Charts and diagrams as code:
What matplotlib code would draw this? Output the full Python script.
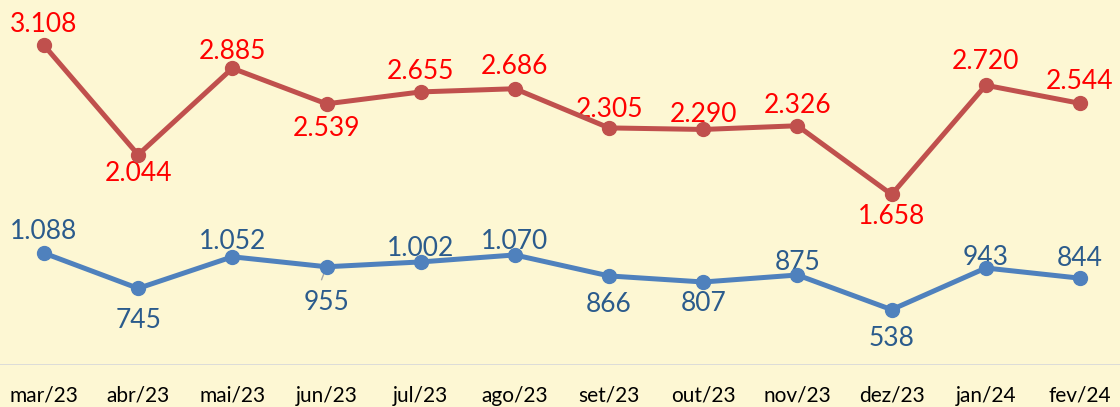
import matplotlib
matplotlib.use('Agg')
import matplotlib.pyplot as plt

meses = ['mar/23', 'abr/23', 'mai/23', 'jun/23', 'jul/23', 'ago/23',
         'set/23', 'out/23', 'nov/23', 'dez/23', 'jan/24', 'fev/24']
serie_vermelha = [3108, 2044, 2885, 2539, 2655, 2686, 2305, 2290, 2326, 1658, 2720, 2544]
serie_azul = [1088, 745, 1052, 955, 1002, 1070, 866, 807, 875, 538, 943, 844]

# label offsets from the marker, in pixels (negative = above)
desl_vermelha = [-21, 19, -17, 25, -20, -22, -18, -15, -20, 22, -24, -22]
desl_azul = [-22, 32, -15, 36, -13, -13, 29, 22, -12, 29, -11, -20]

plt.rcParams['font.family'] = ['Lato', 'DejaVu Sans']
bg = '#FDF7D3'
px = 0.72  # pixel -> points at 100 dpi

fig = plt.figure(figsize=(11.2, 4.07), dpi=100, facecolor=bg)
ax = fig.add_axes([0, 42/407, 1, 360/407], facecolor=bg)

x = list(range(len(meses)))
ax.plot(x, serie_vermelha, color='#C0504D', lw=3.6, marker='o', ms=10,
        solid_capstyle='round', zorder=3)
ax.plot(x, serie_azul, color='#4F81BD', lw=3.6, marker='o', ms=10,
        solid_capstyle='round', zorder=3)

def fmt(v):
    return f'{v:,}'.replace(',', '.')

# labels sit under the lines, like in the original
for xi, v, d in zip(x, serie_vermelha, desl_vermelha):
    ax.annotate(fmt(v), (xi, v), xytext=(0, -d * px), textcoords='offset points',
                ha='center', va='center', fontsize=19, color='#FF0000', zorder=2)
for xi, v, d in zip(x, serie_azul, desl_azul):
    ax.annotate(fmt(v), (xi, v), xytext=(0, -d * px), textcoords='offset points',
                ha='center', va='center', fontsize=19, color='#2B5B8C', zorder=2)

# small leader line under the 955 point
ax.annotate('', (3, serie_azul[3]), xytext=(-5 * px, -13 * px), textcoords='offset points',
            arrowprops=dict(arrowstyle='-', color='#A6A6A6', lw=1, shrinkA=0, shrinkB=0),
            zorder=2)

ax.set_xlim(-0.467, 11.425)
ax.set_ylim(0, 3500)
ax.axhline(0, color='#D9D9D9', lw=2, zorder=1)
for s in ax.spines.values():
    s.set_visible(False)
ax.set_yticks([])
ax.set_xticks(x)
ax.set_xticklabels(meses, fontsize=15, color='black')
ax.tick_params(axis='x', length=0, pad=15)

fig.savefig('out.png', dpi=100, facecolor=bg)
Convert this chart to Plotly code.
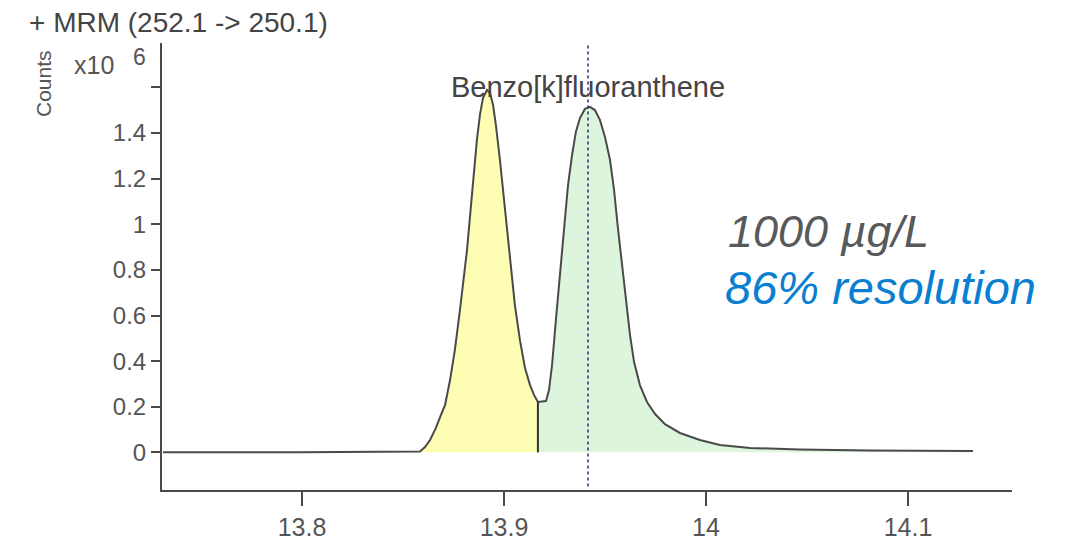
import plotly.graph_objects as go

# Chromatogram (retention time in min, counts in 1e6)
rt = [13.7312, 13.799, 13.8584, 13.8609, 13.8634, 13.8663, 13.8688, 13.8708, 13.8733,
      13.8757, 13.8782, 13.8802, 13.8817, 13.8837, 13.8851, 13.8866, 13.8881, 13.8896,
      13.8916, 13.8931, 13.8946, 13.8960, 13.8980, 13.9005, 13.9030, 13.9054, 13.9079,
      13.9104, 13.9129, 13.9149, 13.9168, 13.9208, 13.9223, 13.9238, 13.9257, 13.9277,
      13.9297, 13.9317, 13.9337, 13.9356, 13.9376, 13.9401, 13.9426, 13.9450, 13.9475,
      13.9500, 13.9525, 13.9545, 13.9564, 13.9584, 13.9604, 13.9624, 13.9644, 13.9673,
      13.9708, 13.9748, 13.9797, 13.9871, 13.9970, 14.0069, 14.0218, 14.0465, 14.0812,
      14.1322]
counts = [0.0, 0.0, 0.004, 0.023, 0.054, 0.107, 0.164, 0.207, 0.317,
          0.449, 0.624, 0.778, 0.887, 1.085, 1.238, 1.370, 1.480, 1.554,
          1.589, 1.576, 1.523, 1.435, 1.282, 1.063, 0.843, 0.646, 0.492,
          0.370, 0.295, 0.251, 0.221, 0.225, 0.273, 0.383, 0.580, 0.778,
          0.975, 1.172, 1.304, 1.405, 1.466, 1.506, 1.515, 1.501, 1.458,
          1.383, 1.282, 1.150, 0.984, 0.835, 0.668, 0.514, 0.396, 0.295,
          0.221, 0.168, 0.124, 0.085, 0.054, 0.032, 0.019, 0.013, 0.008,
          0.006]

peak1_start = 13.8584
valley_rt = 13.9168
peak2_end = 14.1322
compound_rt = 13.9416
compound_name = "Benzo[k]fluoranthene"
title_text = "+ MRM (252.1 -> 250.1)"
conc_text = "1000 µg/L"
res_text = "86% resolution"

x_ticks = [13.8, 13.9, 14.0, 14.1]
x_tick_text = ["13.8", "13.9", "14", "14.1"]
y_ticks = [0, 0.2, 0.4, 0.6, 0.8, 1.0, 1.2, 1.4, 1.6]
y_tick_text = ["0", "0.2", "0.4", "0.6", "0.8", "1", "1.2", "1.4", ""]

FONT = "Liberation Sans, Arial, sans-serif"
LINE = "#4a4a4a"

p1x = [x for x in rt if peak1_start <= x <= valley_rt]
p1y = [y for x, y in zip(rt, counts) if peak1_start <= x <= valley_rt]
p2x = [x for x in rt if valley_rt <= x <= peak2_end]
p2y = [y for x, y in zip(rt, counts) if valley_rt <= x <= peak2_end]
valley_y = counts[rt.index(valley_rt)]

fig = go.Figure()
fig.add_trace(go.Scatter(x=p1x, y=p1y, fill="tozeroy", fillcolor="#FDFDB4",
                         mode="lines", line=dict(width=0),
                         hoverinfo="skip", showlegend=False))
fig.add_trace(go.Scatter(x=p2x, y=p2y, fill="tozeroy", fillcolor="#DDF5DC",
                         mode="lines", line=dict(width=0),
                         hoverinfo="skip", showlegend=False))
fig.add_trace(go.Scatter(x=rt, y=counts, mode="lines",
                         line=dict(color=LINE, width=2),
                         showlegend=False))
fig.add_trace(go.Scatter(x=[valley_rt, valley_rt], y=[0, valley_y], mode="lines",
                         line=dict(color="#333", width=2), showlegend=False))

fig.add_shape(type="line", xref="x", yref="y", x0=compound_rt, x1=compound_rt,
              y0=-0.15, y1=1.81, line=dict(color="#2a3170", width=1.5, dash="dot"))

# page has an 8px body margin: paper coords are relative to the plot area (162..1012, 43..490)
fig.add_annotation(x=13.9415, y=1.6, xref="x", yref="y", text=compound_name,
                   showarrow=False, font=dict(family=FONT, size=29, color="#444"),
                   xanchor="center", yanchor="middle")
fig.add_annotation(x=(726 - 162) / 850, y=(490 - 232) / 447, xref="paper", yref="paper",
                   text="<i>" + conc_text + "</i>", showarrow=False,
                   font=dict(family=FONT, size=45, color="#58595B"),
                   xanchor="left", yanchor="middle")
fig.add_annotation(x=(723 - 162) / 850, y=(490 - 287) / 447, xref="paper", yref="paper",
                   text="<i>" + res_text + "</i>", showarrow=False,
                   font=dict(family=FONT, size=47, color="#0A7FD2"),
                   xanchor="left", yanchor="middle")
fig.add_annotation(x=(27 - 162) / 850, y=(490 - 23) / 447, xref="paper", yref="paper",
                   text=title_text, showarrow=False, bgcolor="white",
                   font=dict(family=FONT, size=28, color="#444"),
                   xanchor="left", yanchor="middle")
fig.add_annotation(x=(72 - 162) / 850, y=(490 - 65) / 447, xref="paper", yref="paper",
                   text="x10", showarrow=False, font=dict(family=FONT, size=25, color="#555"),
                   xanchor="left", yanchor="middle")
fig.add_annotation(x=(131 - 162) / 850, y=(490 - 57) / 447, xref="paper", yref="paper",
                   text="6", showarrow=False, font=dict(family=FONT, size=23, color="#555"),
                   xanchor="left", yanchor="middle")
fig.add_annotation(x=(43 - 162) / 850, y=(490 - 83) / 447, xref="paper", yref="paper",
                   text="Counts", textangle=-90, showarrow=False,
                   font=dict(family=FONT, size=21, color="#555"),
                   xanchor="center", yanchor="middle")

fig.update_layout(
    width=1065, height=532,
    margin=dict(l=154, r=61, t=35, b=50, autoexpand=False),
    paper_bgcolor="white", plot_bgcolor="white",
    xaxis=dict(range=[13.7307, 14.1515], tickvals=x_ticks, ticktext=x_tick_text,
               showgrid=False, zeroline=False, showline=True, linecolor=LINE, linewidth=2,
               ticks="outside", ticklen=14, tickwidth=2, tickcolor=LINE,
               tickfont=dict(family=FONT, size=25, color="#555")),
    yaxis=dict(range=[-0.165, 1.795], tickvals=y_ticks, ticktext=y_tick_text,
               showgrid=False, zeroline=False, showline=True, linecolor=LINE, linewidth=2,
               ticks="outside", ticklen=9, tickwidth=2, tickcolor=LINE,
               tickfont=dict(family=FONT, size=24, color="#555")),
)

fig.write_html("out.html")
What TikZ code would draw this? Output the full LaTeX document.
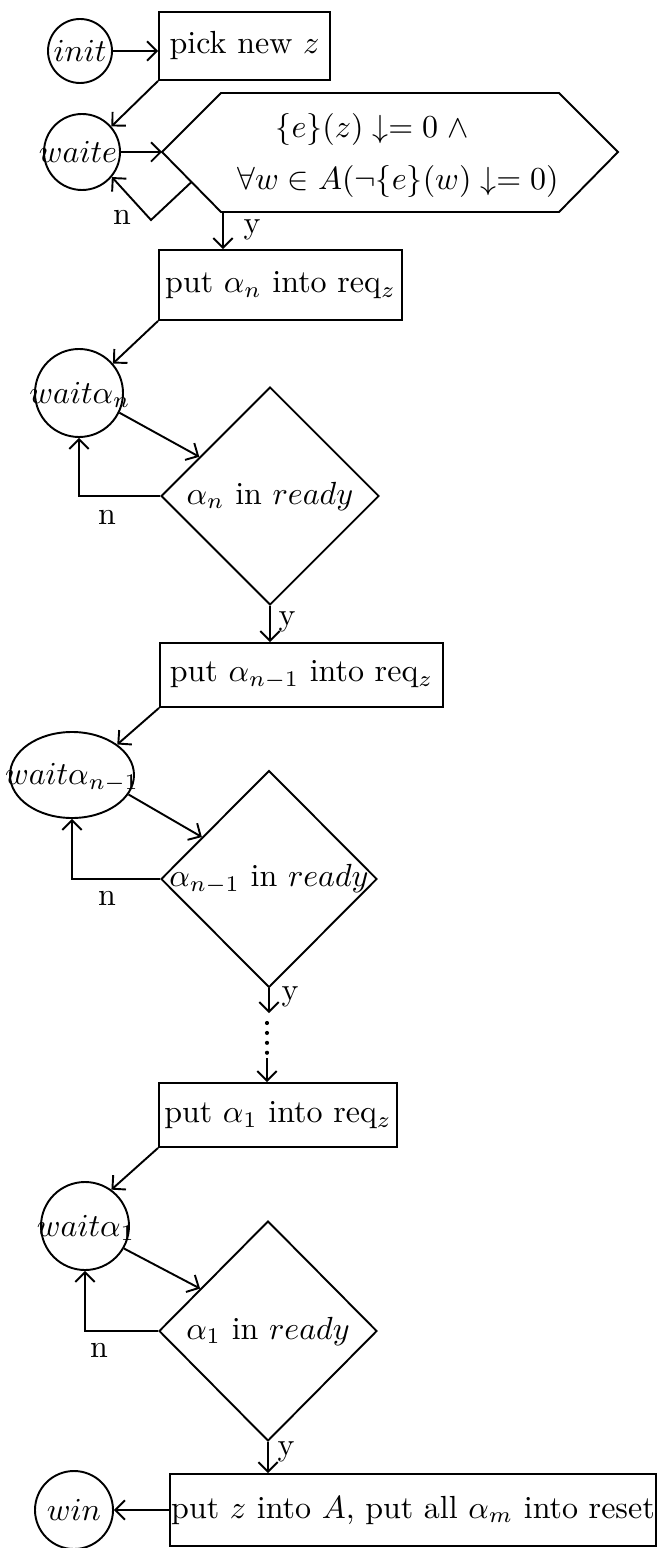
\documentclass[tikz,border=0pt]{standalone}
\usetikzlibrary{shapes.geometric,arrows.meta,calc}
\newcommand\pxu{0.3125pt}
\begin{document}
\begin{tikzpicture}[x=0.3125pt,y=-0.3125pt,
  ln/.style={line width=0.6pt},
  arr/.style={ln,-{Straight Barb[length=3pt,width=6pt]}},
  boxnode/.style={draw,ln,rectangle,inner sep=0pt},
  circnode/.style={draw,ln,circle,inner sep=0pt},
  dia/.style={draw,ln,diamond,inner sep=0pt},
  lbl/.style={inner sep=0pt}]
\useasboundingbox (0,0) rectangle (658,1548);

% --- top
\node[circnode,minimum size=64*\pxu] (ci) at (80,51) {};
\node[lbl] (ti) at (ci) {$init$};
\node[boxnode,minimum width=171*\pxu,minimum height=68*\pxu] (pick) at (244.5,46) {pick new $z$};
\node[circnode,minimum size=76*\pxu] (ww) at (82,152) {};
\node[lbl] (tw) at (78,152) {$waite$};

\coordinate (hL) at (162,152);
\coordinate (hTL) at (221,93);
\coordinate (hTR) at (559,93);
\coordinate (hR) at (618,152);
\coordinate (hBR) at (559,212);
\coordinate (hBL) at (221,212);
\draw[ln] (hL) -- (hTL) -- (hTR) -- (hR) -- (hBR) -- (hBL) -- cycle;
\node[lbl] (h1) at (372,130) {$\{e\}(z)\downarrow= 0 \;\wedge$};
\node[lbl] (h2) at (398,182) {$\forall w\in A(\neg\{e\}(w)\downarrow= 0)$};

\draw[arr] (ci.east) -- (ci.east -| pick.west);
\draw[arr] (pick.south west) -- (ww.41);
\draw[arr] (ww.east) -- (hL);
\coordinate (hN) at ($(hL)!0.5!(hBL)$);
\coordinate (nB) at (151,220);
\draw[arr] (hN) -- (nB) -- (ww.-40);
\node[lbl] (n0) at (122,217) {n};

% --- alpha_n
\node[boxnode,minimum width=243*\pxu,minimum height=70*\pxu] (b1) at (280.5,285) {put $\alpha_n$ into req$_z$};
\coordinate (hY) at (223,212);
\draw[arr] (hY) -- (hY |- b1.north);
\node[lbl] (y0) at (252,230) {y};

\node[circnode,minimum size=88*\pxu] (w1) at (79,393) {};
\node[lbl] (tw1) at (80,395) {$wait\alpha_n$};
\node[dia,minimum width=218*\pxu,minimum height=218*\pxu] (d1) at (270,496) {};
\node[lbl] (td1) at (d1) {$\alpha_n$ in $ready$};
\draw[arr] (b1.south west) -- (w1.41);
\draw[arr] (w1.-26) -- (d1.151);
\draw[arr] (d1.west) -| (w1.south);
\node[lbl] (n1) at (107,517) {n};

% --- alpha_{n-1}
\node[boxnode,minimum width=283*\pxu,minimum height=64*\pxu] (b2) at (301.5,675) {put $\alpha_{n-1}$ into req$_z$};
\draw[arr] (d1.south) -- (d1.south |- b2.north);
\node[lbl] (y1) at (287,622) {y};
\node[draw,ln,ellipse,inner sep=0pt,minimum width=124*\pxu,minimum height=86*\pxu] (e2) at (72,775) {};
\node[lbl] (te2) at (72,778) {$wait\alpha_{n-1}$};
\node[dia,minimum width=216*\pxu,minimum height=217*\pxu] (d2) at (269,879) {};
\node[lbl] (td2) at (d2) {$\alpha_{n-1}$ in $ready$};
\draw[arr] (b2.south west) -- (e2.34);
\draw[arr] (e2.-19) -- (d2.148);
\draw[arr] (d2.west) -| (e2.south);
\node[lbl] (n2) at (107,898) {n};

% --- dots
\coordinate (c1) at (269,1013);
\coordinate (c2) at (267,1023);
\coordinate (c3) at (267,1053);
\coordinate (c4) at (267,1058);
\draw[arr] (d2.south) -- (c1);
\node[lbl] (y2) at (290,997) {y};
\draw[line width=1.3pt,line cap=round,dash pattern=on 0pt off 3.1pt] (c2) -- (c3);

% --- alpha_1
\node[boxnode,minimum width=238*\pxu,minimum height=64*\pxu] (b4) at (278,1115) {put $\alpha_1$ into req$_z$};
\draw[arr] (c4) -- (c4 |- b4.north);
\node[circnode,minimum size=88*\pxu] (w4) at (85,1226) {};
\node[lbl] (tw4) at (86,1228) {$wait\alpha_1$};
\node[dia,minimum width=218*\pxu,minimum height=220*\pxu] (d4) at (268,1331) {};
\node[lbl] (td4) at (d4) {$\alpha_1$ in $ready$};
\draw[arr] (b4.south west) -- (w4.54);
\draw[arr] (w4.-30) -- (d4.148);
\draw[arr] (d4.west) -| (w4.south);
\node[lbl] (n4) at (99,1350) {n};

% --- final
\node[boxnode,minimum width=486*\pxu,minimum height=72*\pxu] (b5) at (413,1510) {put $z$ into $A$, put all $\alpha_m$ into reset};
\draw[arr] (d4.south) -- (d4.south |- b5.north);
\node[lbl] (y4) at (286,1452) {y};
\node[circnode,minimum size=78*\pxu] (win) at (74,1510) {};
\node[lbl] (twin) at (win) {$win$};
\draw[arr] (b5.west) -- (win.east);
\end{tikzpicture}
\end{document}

SET EXERCISE
Starting at the top of the listing above, please restate word for word each line up to and including the one that holds "29, -11, -20]", omitting every image.

OUTPUT FOR THIS EXERCISE
What matplotlib code would draw this? Output the full Python script.
import matplotlib
matplotlib.use('Agg')
import matplotlib.pyplot as plt

meses = ['mar/23', 'abr/23', 'mai/23', 'jun/23', 'jul/23', 'ago/23',
         'set/23', 'out/23', 'nov/23', 'dez/23', 'jan/24', 'fev/24']
serie_vermelha = [3108, 2044, 2885, 2539, 2655, 2686, 2305, 2290, 2326, 1658, 2720, 2544]
serie_azul = [1088, 745, 1052, 955, 1002, 1070, 866, 807, 875, 538, 943, 844]

# label offsets from the marker, in pixels (negative = above)
desl_vermelha = [-21, 19, -17, 25, -20, -22, -18, -15, -20, 22, -24, -22]
desl_azul = [-22, 32, -15, 36, -13, -13, 29, 22, -12, 29, -11, -20]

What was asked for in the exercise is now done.